[start Recorded data]
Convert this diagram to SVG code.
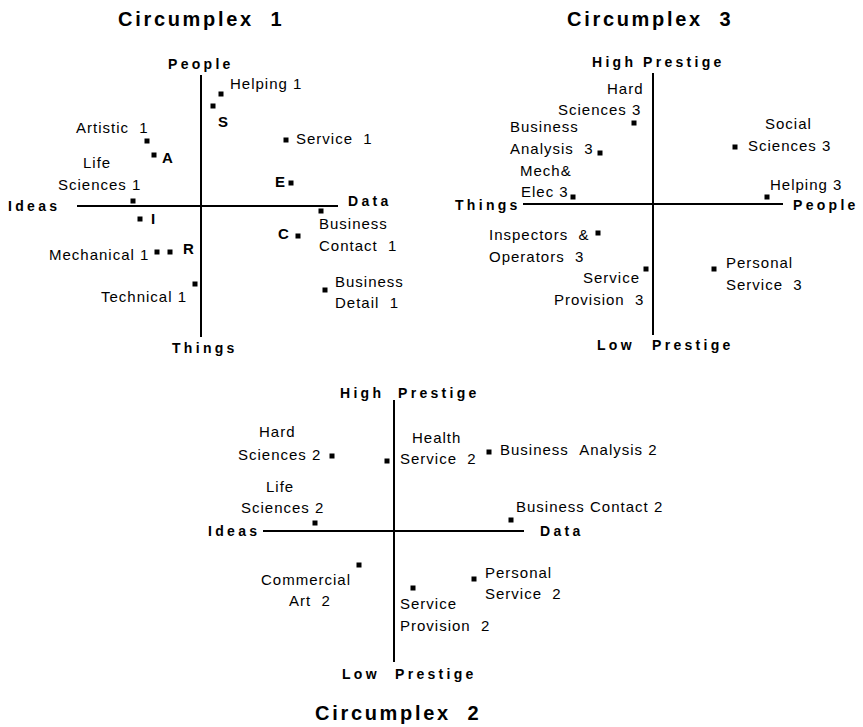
<svg xmlns="http://www.w3.org/2000/svg" width="863" height="727" viewBox="0 0 863 727">
<style>
text{font-family:"Liberation Sans",Arial,sans-serif;fill:#000}
.t{font-size:20px;font-weight:bold;letter-spacing:2.7px}
.ax{font-size:14px;font-weight:bold;letter-spacing:3.3px}
.lb{font-size:15px;letter-spacing:1px}
.bl{font-size:15px;font-weight:bold}
.m{fill:#000}
.axis line{stroke:#000;stroke-width:2}
</style>
<defs><rect id="pt" x="-2.5" y="-2.5" width="5" height="5" class="m"/></defs>
<rect width="863" height="727" fill="#fff"/>

<g id="circumplex1">
<text class="t" x="118" y="26">Circumplex &#160;1</text>
<g class="axis"><line x1="201" y1="75" x2="201" y2="337"/><line x1="77" y1="206" x2="338" y2="206"/></g>
<text class="ax" x="168" y="69">People</text>
<text class="ax" x="8" y="211">Ideas</text>
<text class="ax" x="348" y="206">Data</text>
<text class="ax" x="172" y="353">Things</text>
<g id="helping1"><use href="#pt" x="221" y="94"/><text class="lb" x="230" y="89">Helping 1</text></g>
<g id="S"><use href="#pt" x="213" y="106"/><text class="bl" x="218" y="127">S</text></g>
<g id="artistic1"><use href="#pt" x="147" y="141"/><text class="lb" x="76" y="133">Artistic &#160;1</text></g>
<g id="A"><use href="#pt" x="154" y="155"/><text class="bl" x="162" y="163">A</text></g>
<g id="service1"><use href="#pt" x="286" y="140"/><text class="lb" x="296" y="144">Service &#160;1</text></g>
<g id="life1"><use href="#pt" x="133" y="201"/><text class="lb" x="83" y="168">Life</text><text class="lb" x="58" y="190">Sciences 1</text></g>
<g id="E"><use href="#pt" x="291" y="183"/><text class="bl" x="275" y="187">E</text></g>
<g id="I"><use href="#pt" x="140" y="219"/><text class="bl" x="151" y="224">I</text></g>
<g id="contact1"><use href="#pt" x="321" y="211"/><text class="lb" x="319" y="229">Business</text><text class="lb" x="319" y="251">Contact &#160;1</text></g>
<g id="C"><use href="#pt" x="298" y="236"/><text class="bl" x="278" y="239">C</text></g>
<g id="mechanical1"><use href="#pt" x="157" y="252"/><text class="lb" x="49" y="260">Mechanical 1</text></g>
<g id="R"><use href="#pt" x="170" y="252"/><text class="bl" x="183" y="254">R</text></g>
<g id="technical1"><use href="#pt" x="195" y="284"/><text class="lb" x="101" y="302">Technical 1</text></g>
<g id="detail1"><use href="#pt" x="325" y="290"/><text class="lb" x="335" y="287">Business</text><text class="lb" x="335" y="308">Detail &#160;1</text></g>
</g>

<g id="circumplex3">
<text class="t" x="567" y="26">Circumplex &#160;3</text>
<g class="axis"><line x1="653" y1="73" x2="653" y2="335"/><line x1="523" y1="204" x2="783" y2="204"/></g>
<text class="ax" x="592" y="67">High</text>
<text class="ax" x="643" y="67">Prestige</text>
<text class="ax" x="455" y="210">Things</text>
<text class="ax" x="793" y="210">People</text>
<text class="ax" x="597" y="350">Low</text>
<text class="ax" x="652" y="350">Prestige</text>
<g id="hard3"><use href="#pt" x="634" y="123"/><text class="lb" x="607" y="94">Hard</text><text class="lb" x="558" y="115">Sciences 3</text></g>
<g id="analysis3"><use href="#pt" x="600" y="153"/><text class="lb" x="510" y="132">Business</text><text class="lb" x="510" y="154">Analysis &#160;3</text></g>
<g id="mech3"><use href="#pt" x="573" y="197"/><text class="lb" x="520" y="176">Mech&amp;</text><text class="lb" x="521" y="197">Elec 3</text></g>
<g id="social3"><use href="#pt" x="735" y="147"/><text class="lb" x="765" y="129">Social</text><text class="lb" x="748" y="151">Sciences 3</text></g>
<g id="helping3"><use href="#pt" x="767" y="197"/><text class="lb" x="770" y="190">Helping 3</text></g>
<g id="inspectors3"><use href="#pt" x="598" y="233"/><text class="lb" x="489" y="240">Inspectors &#160;&amp;</text><text class="lb" x="489" y="262">Operators &#160;3</text></g>
<g id="provision3"><use href="#pt" x="646" y="269"/><text class="lb" x="583" y="283">Service</text><text class="lb" x="554" y="305">Provision &#160;3</text></g>
<g id="personal3"><use href="#pt" x="714" y="269"/><text class="lb" x="726" y="268">Personal</text><text class="lb" x="726" y="290">Service &#160;3</text></g>
</g>

<g id="circumplex2">
<text class="ax" x="340" y="398">High</text>
<text class="ax" x="398" y="398">Prestige</text>
<g class="axis"><line x1="394" y1="400" x2="394" y2="662"/><line x1="263" y1="531" x2="524" y2="531"/></g>
<text class="ax" x="208" y="536">Ideas</text>
<text class="ax" x="540" y="536">Data</text>
<text class="ax" x="342" y="679">Low</text>
<text class="ax" x="395" y="679">Prestige</text>
<text class="t" x="315" y="720">Circumplex &#160;2</text>
<g id="hard2"><use href="#pt" x="332" y="456"/><text class="lb" x="259" y="437">Hard</text><text class="lb" x="238" y="460">Sciences 2</text></g>
<g id="health2"><use href="#pt" x="387" y="461"/><text class="lb" x="412" y="443">Health</text><text class="lb" x="400" y="464">Service &#160;2</text></g>
<g id="analysis2"><use href="#pt" x="489" y="452"/><text class="lb" x="500" y="455">Business &#160;Analysis 2</text></g>
<g id="life2"><use href="#pt" x="315" y="523"/><text class="lb" x="266" y="492">Life</text><text class="lb" x="241" y="513">Sciences 2</text></g>
<g id="contact2"><use href="#pt" x="511" y="520"/><text class="lb" x="516" y="512">Business Contact 2</text></g>
<g id="commercial2"><use href="#pt" x="359" y="565"/><text class="lb" x="261" y="585">Commercial</text><text class="lb" x="289" y="606">Art &#160;2</text></g>
<g id="provision2"><use href="#pt" x="413" y="588"/><text class="lb" x="400" y="609">Service</text><text class="lb" x="400" y="631">Provision &#160;2</text></g>
<g id="personal2"><use href="#pt" x="474" y="579"/><text class="lb" x="485" y="578">Personal</text><text class="lb" x="485" y="599">Service &#160;2</text></g>
</g>
</svg>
[end Recorded data]
** Aim of the task **
From the data above, write out everything exactly except the pictures.

** Exercise result **
Convert this diagram to SVG code.
<svg xmlns="http://www.w3.org/2000/svg" width="863" height="727" viewBox="0 0 863 727">
<style>
text{font-family:"Liberation Sans",Arial,sans-serif;fill:#000}
.t{font-size:20px;font-weight:bold;letter-spacing:2.7px}
.ax{font-size:14px;font-weight:bold;letter-spacing:3.3px}
.lb{font-size:15px;letter-spacing:1px}
.bl{font-size:15px;font-weight:bold}
.m{fill:#000}
.axis line{stroke:#000;stroke-width:2}
</style>
<defs><rect id="pt" x="-2.5" y="-2.5" width="5" height="5" class="m"/></defs>
<rect width="863" height="727" fill="#fff"/>

<g id="circumplex1">
<text class="t" x="118" y="26">Circumplex &#160;1</text>
<g class="axis"><line x1="201" y1="75" x2="201" y2="337"/><line x1="77" y1="206" x2="338" y2="206"/></g>
<text class="ax" x="168" y="69">People</text>
<text class="ax" x="8" y="211">Ideas</text>
<text class="ax" x="348" y="206">Data</text>
<text class="ax" x="172" y="353">Things</text>
<g id="helping1"><use href="#pt" x="221" y="94"/><text class="lb" x="230" y="89">Helping 1</text></g>
<g id="S"><use href="#pt" x="213" y="106"/><text class="bl" x="218" y="127">S</text></g>
<g id="artistic1"><use href="#pt" x="147" y="141"/><text class="lb" x="76" y="133">Artistic &#160;1</text></g>
<g id="A"><use href="#pt" x="154" y="155"/><text class="bl" x="162" y="163">A</text></g>
<g id="service1"><use href="#pt" x="286" y="140"/><text class="lb" x="296" y="144">Service &#160;1</text></g>
<g id="life1"><use href="#pt" x="133" y="201"/><text class="lb" x="83" y="168">Life</text><text class="lb" x="58" y="190">Sciences 1</text></g>
<g id="E"><use href="#pt" x="291" y="183"/><text class="bl" x="275" y="187">E</text></g>
<g id="I"><use href="#pt" x="140" y="219"/><text class="bl" x="151" y="224">I</text></g>
<g id="contact1"><use href="#pt" x="321" y="211"/><text class="lb" x="319" y="229">Business</text><text class="lb" x="319" y="251">Contact &#160;1</text></g>
<g id="C"><use href="#pt" x="298" y="236"/><text class="bl" x="278" y="239">C</text></g>
<g id="mechanical1"><use href="#pt" x="157" y="252"/><text class="lb" x="49" y="260">Mechanical 1</text></g>
<g id="R"><use href="#pt" x="170" y="252"/><text class="bl" x="183" y="254">R</text></g>
<g id="technical1"><use href="#pt" x="195" y="284"/><text class="lb" x="101" y="302">Technical 1</text></g>
<g id="detail1"><use href="#pt" x="325" y="290"/><text class="lb" x="335" y="287">Business</text><text class="lb" x="335" y="308">Detail &#160;1</text></g>
</g>

<g id="circumplex3">
<text class="t" x="567" y="26">Circumplex &#160;3</text>
<g class="axis"><line x1="653" y1="73" x2="653" y2="335"/><line x1="523" y1="204" x2="783" y2="204"/></g>
<text class="ax" x="592" y="67">High</text>
<text class="ax" x="643" y="67">Prestige</text>
<text class="ax" x="455" y="210">Things</text>
<text class="ax" x="793" y="210">People</text>
<text class="ax" x="597" y="350">Low</text>
<text class="ax" x="652" y="350">Prestige</text>
<g id="hard3"><use href="#pt" x="634" y="123"/><text class="lb" x="607" y="94">Hard</text><text class="lb" x="558" y="115">Sciences 3</text></g>
<g id="analysis3"><use href="#pt" x="600" y="153"/><text class="lb" x="510" y="132">Business</text><text class="lb" x="510" y="154">Analysis &#160;3</text></g>
<g id="mech3"><use href="#pt" x="573" y="197"/><text class="lb" x="520" y="176">Mech&amp;</text><text class="lb" x="521" y="197">Elec 3</text></g>
<g id="social3"><use href="#pt" x="735" y="147"/><text class="lb" x="765" y="129">Social</text><text class="lb" x="748" y="151">Sciences 3</text></g>
<g id="helping3"><use href="#pt" x="767" y="197"/><text class="lb" x="770" y="190">Helping 3</text></g>
<g id="inspectors3"><use href="#pt" x="598" y="233"/><text class="lb" x="489" y="240">Inspectors &#160;&amp;</text><text class="lb" x="489" y="262">Operators &#160;3</text></g>
<g id="provision3"><use href="#pt" x="646" y="269"/><text class="lb" x="583" y="283">Service</text><text class="lb" x="554" y="305">Provision &#160;3</text></g>
<g id="personal3"><use href="#pt" x="714" y="269"/><text class="lb" x="726" y="268">Personal</text><text class="lb" x="726" y="290">Service &#160;3</text></g>
</g>

<g id="circumplex2">
<text class="ax" x="340" y="398">High</text>
<text class="ax" x="398" y="398">Prestige</text>
<g class="axis"><line x1="394" y1="400" x2="394" y2="662"/><line x1="263" y1="531" x2="524" y2="531"/></g>
<text class="ax" x="208" y="536">Ideas</text>
<text class="ax" x="540" y="536">Data</text>
<text class="ax" x="342" y="679">Low</text>
<text class="ax" x="395" y="679">Prestige</text>
<text class="t" x="315" y="720">Circumplex &#160;2</text>
<g id="hard2"><use href="#pt" x="332" y="456"/><text class="lb" x="259" y="437">Hard</text><text class="lb" x="238" y="460">Sciences 2</text></g>
<g id="health2"><use href="#pt" x="387" y="461"/><text class="lb" x="412" y="443">Health</text><text class="lb" x="400" y="464">Service &#160;2</text></g>
<g id="analysis2"><use href="#pt" x="489" y="452"/><text class="lb" x="500" y="455">Business &#160;Analysis 2</text></g>
<g id="life2"><use href="#pt" x="315" y="523"/><text class="lb" x="266" y="492">Life</text><text class="lb" x="241" y="513">Sciences 2</text></g>
<g id="contact2"><use href="#pt" x="511" y="520"/><text class="lb" x="516" y="512">Business Contact 2</text></g>
<g id="commercial2"><use href="#pt" x="359" y="565"/><text class="lb" x="261" y="585">Commercial</text><text class="lb" x="289" y="606">Art &#160;2</text></g>
<g id="provision2"><use href="#pt" x="413" y="588"/><text class="lb" x="400" y="609">Service</text><text class="lb" x="400" y="631">Provision &#160;2</text></g>
<g id="personal2"><use href="#pt" x="474" y="579"/><text class="lb" x="485" y="578">Personal</text><text class="lb" x="485" y="599">Service &#160;2</text></g>
</g>
</svg>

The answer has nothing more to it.